---- The data
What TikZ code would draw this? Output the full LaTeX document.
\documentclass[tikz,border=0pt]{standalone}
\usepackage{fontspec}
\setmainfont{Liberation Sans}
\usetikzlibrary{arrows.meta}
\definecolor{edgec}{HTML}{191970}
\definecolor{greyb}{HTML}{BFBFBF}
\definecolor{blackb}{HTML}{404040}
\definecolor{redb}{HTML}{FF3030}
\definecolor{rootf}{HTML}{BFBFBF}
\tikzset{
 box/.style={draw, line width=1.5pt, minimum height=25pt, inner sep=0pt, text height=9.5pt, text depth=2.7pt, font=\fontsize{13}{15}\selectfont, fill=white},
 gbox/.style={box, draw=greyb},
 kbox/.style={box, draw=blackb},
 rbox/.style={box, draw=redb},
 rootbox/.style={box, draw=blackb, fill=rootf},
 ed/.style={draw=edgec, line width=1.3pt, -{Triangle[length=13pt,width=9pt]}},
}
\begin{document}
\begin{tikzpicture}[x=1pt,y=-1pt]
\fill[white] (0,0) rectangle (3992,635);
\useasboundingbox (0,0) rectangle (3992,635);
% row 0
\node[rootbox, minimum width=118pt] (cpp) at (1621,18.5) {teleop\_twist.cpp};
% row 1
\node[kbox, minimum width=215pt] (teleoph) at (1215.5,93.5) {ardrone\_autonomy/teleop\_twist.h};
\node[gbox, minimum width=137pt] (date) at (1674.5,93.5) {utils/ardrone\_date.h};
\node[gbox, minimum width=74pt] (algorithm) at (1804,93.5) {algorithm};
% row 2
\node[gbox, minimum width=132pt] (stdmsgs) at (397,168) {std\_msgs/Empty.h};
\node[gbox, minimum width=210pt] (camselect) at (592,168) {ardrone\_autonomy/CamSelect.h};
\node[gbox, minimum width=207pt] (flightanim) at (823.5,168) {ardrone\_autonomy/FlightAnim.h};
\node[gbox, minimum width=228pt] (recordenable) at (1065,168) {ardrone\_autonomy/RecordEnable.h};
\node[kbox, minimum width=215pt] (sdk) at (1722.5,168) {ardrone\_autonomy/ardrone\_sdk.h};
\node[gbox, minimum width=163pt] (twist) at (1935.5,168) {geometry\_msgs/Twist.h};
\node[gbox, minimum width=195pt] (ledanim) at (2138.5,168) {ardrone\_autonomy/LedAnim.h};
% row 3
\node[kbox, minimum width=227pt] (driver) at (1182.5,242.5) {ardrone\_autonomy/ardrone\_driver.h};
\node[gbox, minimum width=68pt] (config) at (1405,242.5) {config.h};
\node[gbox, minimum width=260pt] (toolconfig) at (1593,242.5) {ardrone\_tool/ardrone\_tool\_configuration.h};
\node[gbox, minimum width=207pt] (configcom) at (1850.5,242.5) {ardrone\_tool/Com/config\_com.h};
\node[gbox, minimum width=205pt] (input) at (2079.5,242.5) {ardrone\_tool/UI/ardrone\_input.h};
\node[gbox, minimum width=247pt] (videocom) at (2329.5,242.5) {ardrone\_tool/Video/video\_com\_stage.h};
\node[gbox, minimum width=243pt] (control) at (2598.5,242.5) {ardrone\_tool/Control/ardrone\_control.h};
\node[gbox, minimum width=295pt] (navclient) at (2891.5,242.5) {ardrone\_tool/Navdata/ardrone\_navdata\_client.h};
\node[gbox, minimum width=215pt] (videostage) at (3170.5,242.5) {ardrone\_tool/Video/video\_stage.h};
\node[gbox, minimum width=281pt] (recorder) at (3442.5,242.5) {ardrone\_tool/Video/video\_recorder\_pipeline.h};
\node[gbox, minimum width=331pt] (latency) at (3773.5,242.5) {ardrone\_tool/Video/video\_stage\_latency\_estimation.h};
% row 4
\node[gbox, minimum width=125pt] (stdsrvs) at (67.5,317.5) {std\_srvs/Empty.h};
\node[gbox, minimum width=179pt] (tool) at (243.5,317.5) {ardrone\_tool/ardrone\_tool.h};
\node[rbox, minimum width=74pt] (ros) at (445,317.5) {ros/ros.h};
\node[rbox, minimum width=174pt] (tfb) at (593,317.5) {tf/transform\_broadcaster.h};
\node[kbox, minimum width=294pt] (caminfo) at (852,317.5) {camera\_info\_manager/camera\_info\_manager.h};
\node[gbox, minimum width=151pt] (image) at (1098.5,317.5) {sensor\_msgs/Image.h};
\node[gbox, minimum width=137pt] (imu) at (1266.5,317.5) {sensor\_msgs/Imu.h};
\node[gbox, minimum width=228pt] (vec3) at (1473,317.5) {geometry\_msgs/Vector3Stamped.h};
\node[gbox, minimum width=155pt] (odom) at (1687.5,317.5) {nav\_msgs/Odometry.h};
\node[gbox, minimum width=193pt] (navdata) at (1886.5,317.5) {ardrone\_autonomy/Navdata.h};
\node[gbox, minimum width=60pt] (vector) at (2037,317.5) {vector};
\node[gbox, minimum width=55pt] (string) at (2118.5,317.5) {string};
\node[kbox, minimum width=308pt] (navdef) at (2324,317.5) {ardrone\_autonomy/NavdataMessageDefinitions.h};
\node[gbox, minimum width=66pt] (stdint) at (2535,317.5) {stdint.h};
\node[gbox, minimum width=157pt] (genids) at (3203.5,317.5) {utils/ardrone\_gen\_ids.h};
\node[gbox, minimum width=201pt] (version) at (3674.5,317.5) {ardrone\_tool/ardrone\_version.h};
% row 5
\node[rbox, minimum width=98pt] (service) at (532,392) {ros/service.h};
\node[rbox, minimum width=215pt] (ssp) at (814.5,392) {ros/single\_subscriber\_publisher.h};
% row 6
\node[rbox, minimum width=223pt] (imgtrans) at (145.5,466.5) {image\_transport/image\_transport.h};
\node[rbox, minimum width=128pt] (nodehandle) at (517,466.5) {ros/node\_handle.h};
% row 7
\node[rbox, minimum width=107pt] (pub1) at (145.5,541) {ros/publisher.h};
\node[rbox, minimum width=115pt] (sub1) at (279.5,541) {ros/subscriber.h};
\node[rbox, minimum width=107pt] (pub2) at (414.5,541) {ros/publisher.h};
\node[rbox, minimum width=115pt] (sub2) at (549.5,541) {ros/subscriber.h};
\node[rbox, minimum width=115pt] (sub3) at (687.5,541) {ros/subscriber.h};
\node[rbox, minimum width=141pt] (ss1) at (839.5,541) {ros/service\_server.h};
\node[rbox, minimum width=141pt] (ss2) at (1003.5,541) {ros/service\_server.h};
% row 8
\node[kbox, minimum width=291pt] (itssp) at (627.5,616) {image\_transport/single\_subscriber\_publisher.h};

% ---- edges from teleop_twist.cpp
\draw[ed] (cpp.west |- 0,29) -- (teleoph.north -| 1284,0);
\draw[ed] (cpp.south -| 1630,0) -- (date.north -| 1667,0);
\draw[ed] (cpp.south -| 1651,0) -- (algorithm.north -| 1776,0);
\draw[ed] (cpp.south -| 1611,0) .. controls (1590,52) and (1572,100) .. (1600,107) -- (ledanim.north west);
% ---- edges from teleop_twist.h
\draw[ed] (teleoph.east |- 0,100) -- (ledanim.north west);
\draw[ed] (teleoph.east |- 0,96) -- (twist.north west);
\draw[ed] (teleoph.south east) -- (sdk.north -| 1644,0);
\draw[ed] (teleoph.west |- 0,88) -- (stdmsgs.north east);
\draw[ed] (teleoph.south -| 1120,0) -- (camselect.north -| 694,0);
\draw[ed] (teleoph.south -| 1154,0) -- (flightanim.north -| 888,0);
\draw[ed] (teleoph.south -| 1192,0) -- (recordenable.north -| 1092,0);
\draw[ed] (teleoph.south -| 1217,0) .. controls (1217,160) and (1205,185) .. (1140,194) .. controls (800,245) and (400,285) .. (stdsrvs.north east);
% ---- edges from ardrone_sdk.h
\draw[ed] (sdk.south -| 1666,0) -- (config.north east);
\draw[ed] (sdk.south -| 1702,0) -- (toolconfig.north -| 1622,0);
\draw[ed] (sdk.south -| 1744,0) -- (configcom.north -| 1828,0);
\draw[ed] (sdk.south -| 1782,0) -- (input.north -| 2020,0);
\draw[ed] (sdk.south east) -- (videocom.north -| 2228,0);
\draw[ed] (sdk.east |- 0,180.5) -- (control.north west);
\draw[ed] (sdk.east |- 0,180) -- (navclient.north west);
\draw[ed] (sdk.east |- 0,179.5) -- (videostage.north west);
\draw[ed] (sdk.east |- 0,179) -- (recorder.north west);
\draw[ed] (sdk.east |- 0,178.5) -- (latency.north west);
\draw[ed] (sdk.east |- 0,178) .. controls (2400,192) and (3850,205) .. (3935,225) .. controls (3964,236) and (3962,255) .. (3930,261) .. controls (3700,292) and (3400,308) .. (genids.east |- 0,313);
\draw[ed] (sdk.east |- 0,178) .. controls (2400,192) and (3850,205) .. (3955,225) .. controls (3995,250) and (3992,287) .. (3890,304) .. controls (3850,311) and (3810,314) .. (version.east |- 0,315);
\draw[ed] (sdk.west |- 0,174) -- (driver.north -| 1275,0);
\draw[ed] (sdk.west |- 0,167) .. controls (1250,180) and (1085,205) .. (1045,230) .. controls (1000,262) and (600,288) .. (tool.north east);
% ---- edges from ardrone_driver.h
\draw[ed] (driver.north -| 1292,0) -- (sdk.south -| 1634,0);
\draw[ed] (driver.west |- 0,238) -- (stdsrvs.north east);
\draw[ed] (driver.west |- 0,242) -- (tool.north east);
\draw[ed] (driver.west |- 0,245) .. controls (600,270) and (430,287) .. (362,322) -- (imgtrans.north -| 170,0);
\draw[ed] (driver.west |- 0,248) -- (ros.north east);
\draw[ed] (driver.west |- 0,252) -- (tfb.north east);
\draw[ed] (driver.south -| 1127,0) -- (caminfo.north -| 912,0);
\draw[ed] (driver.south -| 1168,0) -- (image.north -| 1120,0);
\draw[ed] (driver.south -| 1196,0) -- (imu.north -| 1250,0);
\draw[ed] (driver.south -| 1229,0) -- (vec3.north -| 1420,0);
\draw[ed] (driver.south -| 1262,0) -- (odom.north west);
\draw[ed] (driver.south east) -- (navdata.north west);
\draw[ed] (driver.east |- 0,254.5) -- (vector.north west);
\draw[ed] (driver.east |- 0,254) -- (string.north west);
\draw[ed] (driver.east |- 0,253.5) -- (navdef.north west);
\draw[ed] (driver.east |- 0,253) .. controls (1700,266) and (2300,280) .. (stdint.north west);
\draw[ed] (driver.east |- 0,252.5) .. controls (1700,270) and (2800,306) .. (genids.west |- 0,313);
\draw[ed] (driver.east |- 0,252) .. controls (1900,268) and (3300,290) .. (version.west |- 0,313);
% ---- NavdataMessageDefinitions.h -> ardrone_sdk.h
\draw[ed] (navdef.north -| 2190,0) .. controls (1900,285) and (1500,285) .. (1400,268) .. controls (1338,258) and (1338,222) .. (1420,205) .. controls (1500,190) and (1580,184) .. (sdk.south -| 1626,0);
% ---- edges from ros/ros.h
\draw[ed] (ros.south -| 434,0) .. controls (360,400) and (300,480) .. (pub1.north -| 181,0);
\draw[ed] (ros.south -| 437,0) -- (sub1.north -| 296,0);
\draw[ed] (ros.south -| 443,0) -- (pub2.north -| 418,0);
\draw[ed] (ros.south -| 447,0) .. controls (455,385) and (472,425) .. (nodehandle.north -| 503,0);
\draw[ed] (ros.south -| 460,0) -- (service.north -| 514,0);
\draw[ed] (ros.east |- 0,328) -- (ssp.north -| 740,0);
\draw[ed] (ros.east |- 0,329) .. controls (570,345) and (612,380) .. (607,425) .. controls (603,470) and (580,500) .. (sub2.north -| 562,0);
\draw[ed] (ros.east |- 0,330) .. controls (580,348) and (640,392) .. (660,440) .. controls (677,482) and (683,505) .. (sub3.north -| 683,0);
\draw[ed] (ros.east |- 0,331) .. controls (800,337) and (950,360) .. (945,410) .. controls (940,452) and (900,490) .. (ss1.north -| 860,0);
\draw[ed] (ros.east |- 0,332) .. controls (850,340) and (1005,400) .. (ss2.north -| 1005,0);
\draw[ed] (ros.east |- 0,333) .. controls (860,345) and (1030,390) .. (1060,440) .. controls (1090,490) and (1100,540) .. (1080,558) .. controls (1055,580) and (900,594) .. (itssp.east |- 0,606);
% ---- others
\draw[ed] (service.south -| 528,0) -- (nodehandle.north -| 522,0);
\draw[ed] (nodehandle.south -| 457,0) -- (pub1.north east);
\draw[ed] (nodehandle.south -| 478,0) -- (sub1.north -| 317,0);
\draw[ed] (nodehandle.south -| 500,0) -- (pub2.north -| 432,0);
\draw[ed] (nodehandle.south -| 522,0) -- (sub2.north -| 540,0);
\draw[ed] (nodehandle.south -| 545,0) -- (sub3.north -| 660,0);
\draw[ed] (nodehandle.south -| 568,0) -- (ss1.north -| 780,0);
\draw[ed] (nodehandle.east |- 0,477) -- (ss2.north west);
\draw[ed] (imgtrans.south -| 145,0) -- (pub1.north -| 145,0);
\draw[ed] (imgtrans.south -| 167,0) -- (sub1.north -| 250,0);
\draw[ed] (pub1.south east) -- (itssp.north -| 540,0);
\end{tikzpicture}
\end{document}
--------
---- The data
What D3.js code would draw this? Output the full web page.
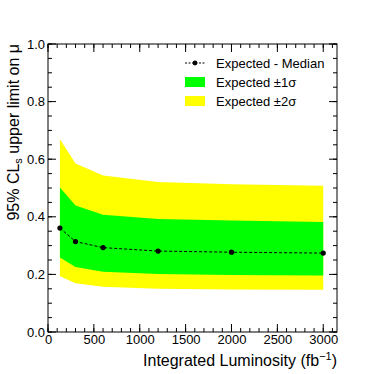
--------
**Exercise aim**
Go through the records and copy each line with "code" in it.

**Answer to the exercise**
What TikZ code would draw this? Output the full LaTeX document.
What D3.js code would draw this? Output the full web page.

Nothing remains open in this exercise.